— START —
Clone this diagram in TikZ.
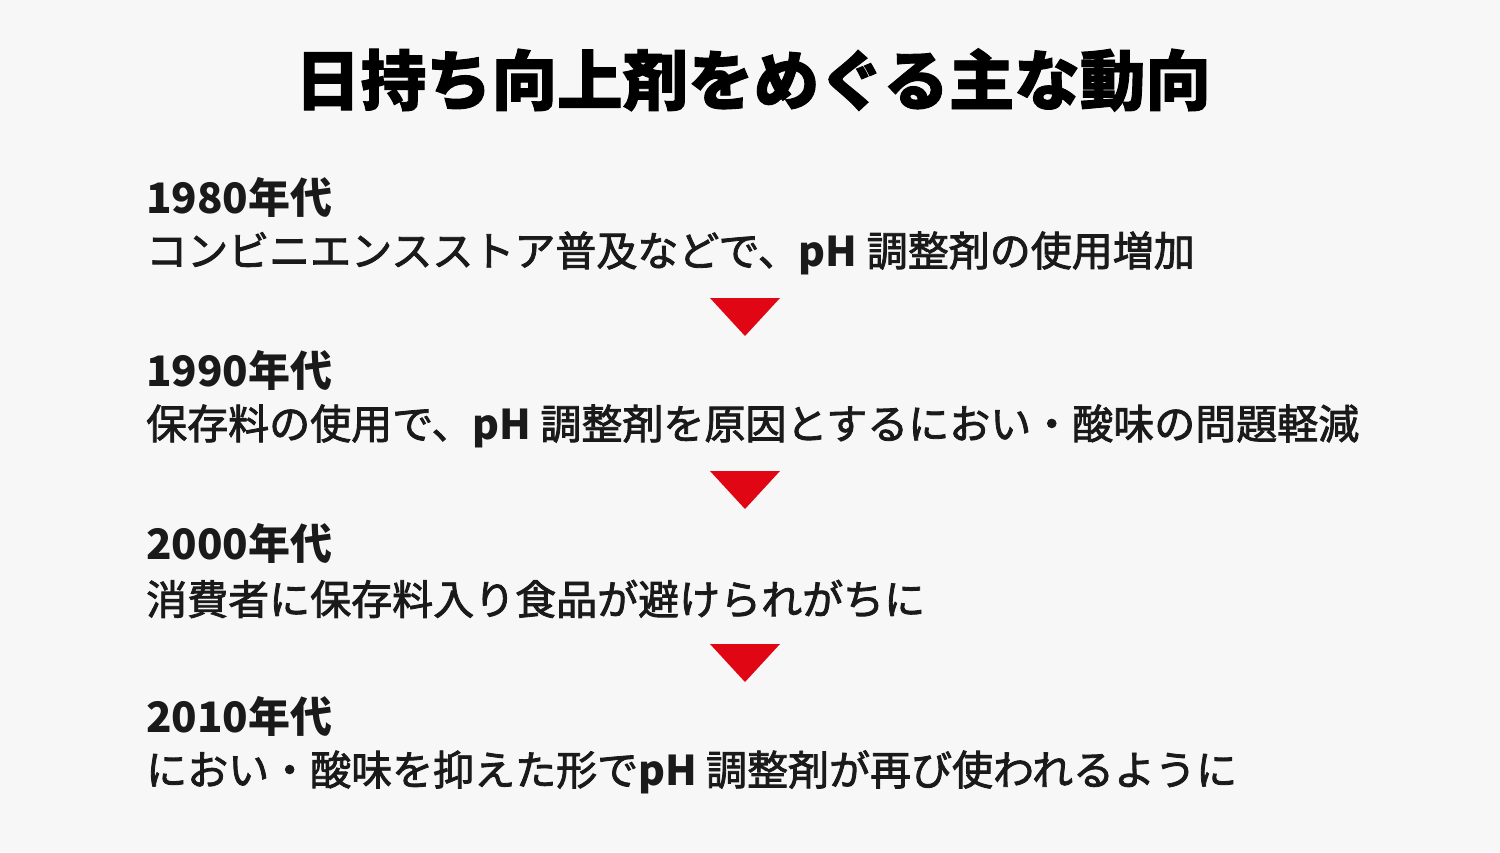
\documentclass[tikz,border=0pt]{standalone}
\usepackage{fontspec}
\setmainfont{Noto Sans CJK JP}
\newfontfamily\jp{Noto Sans CJK JP}
\newfontfamily\jpbody[FakeBold=2]{Noto Sans CJK JP}
\newfontfamily\jptitle[BoldFeatures={FakeBold=1.4}]{Noto Sans CJK JP}
\definecolor{bgc}{HTML}{F7F7F7}
\definecolor{txt}{HTML}{1A1A1A}
\definecolor{arr}{HTML}{E10613}
\begin{document}
\begin{tikzpicture}[x=1pt,y=-1pt,
  ttl/.style={inner sep=0pt,font=\jptitle\bfseries\fontsize{65.5}{65}\selectfont,text=black},
  era/.style={anchor=west,inner sep=0pt,font=\jp\bfseries\fontsize{42}{42}\selectfont,text=txt},
  body/.style={anchor=west,inner sep=0pt,font=\jpbody\fontsize{41}{41}\selectfont,text=txt},
  tri/.style={fill=arr}]
\fill[bgc] (0,0) rectangle (1500,852);
\useasboundingbox (0,0) rectangle (1500,852);
\node[ttl] (title) at (753,80) {日持ち向上剤をめぐる主な動向};
\node[era] (e1) at (146,197) {1980年代};
\node[body] (b1) at (146,253) {コンビニエンスストア普及などで、{\jp\bfseries pH} 調整剤の使用増加};
\node[era] (e2) at (146,370) {1990年代};
\node[body] (b2) at (146,426) {保存料の使用で、{\jp\bfseries pH} 調整剤を原因とするにおい・酸味の問題軽減};
\node[era] (e3) at (146,543) {2000年代};
\node[body] (b3) at (146,599) {消費者に保存料入り食品が避けられがちに};
\node[era] (e4) at (146,716) {2010年代};
\node[body] (b4) at (146,772) {におい・酸味を抑えた形で{\jp\bfseries pH} 調整剤が再び使われるように};
\foreach \i/\y in {1/298,2/471,3/644}{
  \coordinate (a\i) at (745,\y);
  \fill[tri] ([xshift=-35pt]a\i) -- ([xshift=35pt]a\i) -- ([yshift=-38pt]a\i) -- cycle;
}
\end{tikzpicture}
\end{document}
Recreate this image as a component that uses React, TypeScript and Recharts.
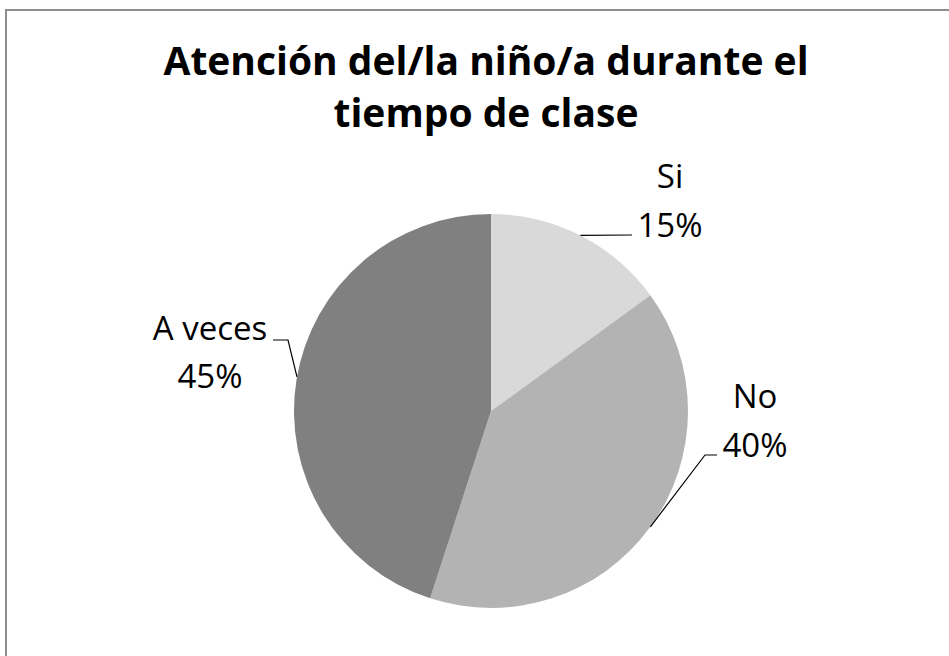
import React from 'react';
import { PieChart, Pie, Cell } from 'recharts';

const categories = ['Si', 'No', 'A veces'];
const values = [15, 40, 45];
const colors = ['#d9d9d9', '#b3b3b3', '#808080'];
const titleLines = ['Atención del/la niño/a durante el', 'tiempo de clase'];

const data = categories.map((name, i) => ({ name, value: values[i] }));

// label placement relative to the pie centre (leader anchor angle, elbow, text)
const labelLayout = [
  { angle: null, elbow: null, end: [141, -176], tx: 179, ty: [-223, -174] },
  { angle: null, elbow: [214, 44], end: [226, 44], tx: 264, ty: [-3, 46] },
  { angle: 170, elbow: [-203, -71], end: [-218, -71], tx: -281, ty: [-71, -23] },
];

const RAD = Math.PI / 180;

const renderLabel = (props: any) => {
  const { cx, cy, midAngle, outerRadius, index, name, percent } = props;
  const l = labelLayout[index];
  const a = (l.angle ?? midAngle) * RAD;
  const sx = cx + outerRadius * Math.cos(a);
  const sy = cy - outerRadius * Math.sin(a);
  const pts = [[sx, sy]];
  if (l.elbow) pts.push([cx + l.elbow[0], cy + l.elbow[1]]);
  pts.push([cx + l.end[0], cy + l.end[1]]);
  return (
    <g key={`lbl-${index}`}>
      <polyline
        points={pts.map(p => p.join(',')).join(' ')}
        fill="none"
        stroke="#000"
        strokeWidth={1.2}
      />
      <text
        x={cx + l.tx}
        y={cy + l.ty[0]}
        textAnchor="middle"
        fontFamily="'Open Sans', sans-serif"
        fontSize={33}
        fill="#000"
      >
        {name}
      </text>
      <text
        x={cx + l.tx}
        y={cy + l.ty[1]}
        textAnchor="middle"
        fontFamily="'Open Sans', sans-serif"
        fontSize={33}
        fill="#000"
      >
        {`${Math.round(percent * 100)}%`}
      </text>
    </g>
  );
};

export default function App() {
  return (
    <div
      style={{
        position: 'fixed',
        left: 0,
        top: 0,
        width: 949,
        height: 656,
        overflow: 'hidden',
        background: '#fff',
      }}
    >
      <div
        style={{
          position: 'absolute',
          left: 5,
          top: 9,
          width: 2000,
          height: 2000,
          border: '2px solid #8e8e8e',
        }}
      />
      <svg
        width={949}
        height={160}
        style={{ position: 'absolute', left: 0, top: 0 }}
      >
        {titleLines.map((t, i) => (
          <text
            key={t}
            x={486}
            y={75 + i * 52}
            textAnchor="middle"
            fontFamily="'Open Sans', sans-serif"
            fontWeight="bold"
            fontSize={39}
            fill="#000"
          >
            {t}
          </text>
        ))}
      </svg>
      <div style={{ position: 'absolute', left: 0, top: 0 }}>
        <PieChart width={949} height={656}>
          <Pie
            data={data}
            dataKey="value"
            nameKey="name"
            cx={486}
            cy={406}
            outerRadius={197}
            startAngle={90}
            endAngle={-270}
            stroke="none"
            label={renderLabel}
            labelLine={false}
            isAnimationActive={false}
          >
            {data.map((d, i) => (
              <Cell key={d.name} fill={colors[i]} />
            ))}
          </Pie>
        </PieChart>
      </div>
    </div>
  );
}
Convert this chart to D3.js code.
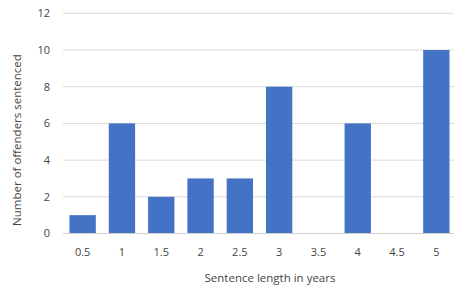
<!DOCTYPE html>
<html>
<head>
<meta charset="utf-8">
<script src="https://cdn.jsdelivr.net/npm/d3@7"></script>
<style>
  body { margin: 0; background: #fff; }
  text { font-family: "Open Sans", "Liberation Sans", sans-serif; fill: #444; }
</style>
</head>
<body>
<svg width="454" height="292"></svg>
<script>
const categories = ["0.5", "1", "1.5", "2", "2.5", "3", "3.5", "4", "4.5", "5"];
const counts = [1, 6, 2, 3, 3, 8, 0, 6, 0, 10];
const yTicks = [0, 2, 4, 6, 8, 10, 12];

const svg = d3.select("svg");
var width = +svg.attr("width");
var height = +svg.attr("height");

const data = categories.map((c, i) => ({ cat: c, value: counts[i] }));

var x = d3.scaleBand()
    .domain(categories)
    .range([63, 456])
    .paddingInner(0.33)
    .paddingOuter(0.165);

var y = d3.scaleLinear()
    .domain([0, 12])
    .range([233.5, 13.3]);

// gridlines
svg.append('g')
    .attr('class', 'grid')
    .selectAll('line')
    .data(yTicks.filter(d => d > 0))
    .enter()
    .append('line')
    .attr('x1', 63)
    .attr('x2', width)
    .attr('y1', d => y(d))
    .attr('y2', d => y(d))
    .attr('stroke', '#d9d9d9')
    .attr('stroke-width', 1);

// bars
svg.append('g')
    .attr('class', 'bars')
    .selectAll('rect')
    .data(data.filter(d => d.value > 0))
    .enter()
    .append('rect')
    .attr('x', d => x(d.cat))
    .attr('width', x.bandwidth())
    .attr('y', d => y(d.value))
    .attr('height', d => y(0) - y(d.value))
    .attr('fill', '#4472c4');

// baseline
svg.append('line')
    .attr('x1', 63)
    .attr('x2', width)
    .attr('y1', y(0))
    .attr('y2', y(0))
    .attr('stroke', '#d0d0d0')
    .attr('stroke-width', 1);

// y tick labels
svg.append('g')
    .selectAll('text')
    .data(yTicks)
    .enter().append('text')
    .attr('x', 50)
    .attr('y', d => y(d))
    .attr('dy', '0.35em')
    .attr('text-anchor', 'end')
    .attr('font-size', 11)
    .text(d => d);

// x tick labels
svg.append('g')
    .selectAll('text')
    .data(categories)
    .enter().append('text')
    .attr('x', d => x(d) + x.bandwidth() / 2)
    .attr('y', 256)
    .attr('text-anchor', 'middle')
    .attr('font-size', 11)
    .text(d => d);

// axis titles
svg.append('text')
    .attr('x', 270)
    .attr('y', 282)
    .attr('text-anchor', 'middle')
    .attr('font-size', 11.5)
    .text('Sentence length in years');

svg.append('text')
    .attr('transform', 'translate(21,140) rotate(-90)')
    .attr('text-anchor', 'middle')
    .attr('font-size', 11.5)
    .text('Number of offenders sentenced');
</script>
</body>
</html>
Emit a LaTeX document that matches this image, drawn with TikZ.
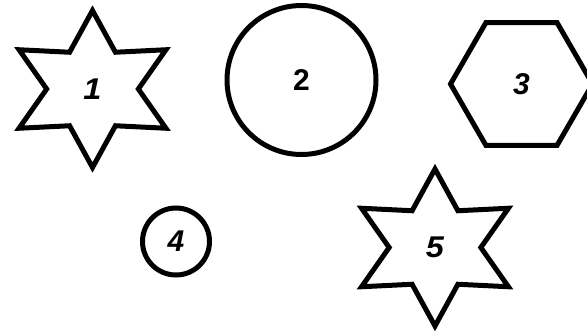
\documentclass[tikz,border=0pt]{standalone}
\usepackage{fontspec}
\setmainfont{Liberation Sans}
\usetikzlibrary{shapes.geometric}

\begin{document}
\begin{tikzpicture}[x=1pt, y=-1pt,
  shp/.style={draw, line width=5pt, inner sep=0pt,
              font=\fontsize{30}{30}\selectfont\bfseries\itshape},
  starsix/.style={shp, star, star points=6, star point ratio=1.85,
                  minimum size=157pt, xscale=1.08, transform shape},
  ring/.style={shp, circle},
  hexa/.style={shp, regular polygon, regular polygon sides=6, minimum size=142pt}]
  \useasboundingbox (0,0) rectangle (587,332);
  \node[starsix] (sA) at (92.5,89) {1};
  \node[ring, minimum size=149pt] (cA) at (301.5,80) {\upshape 2};
  \node[hexa] (hx) at (521.5,84) {3};
  \node[ring, minimum size=67pt] (cB) at (176,241.5) {4};
  \node[starsix] (sB) at (435,247.5) {5};
\end{tikzpicture}
\end{document}
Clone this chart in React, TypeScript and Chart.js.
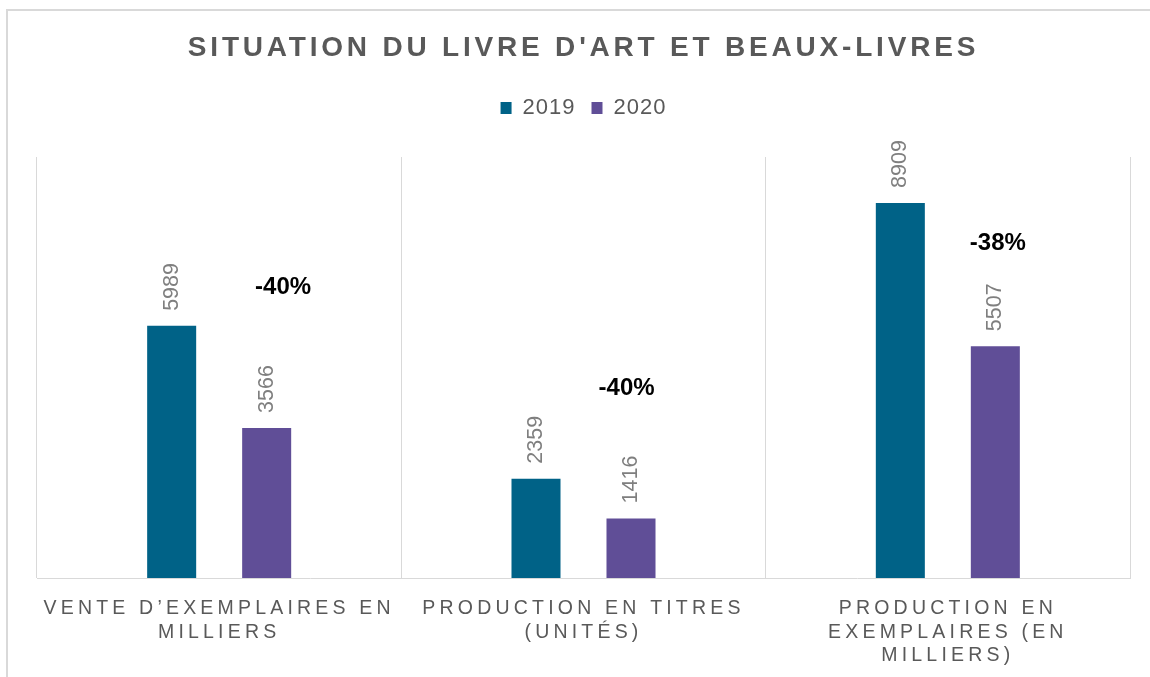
— END —
Go through the listing above and pull out each line containing the word "React".

In response →
Recreate this image as a component that uses React, TypeScript and Recharts.
import React from 'react';
Clone this chart in React, TypeScript and Chart.js.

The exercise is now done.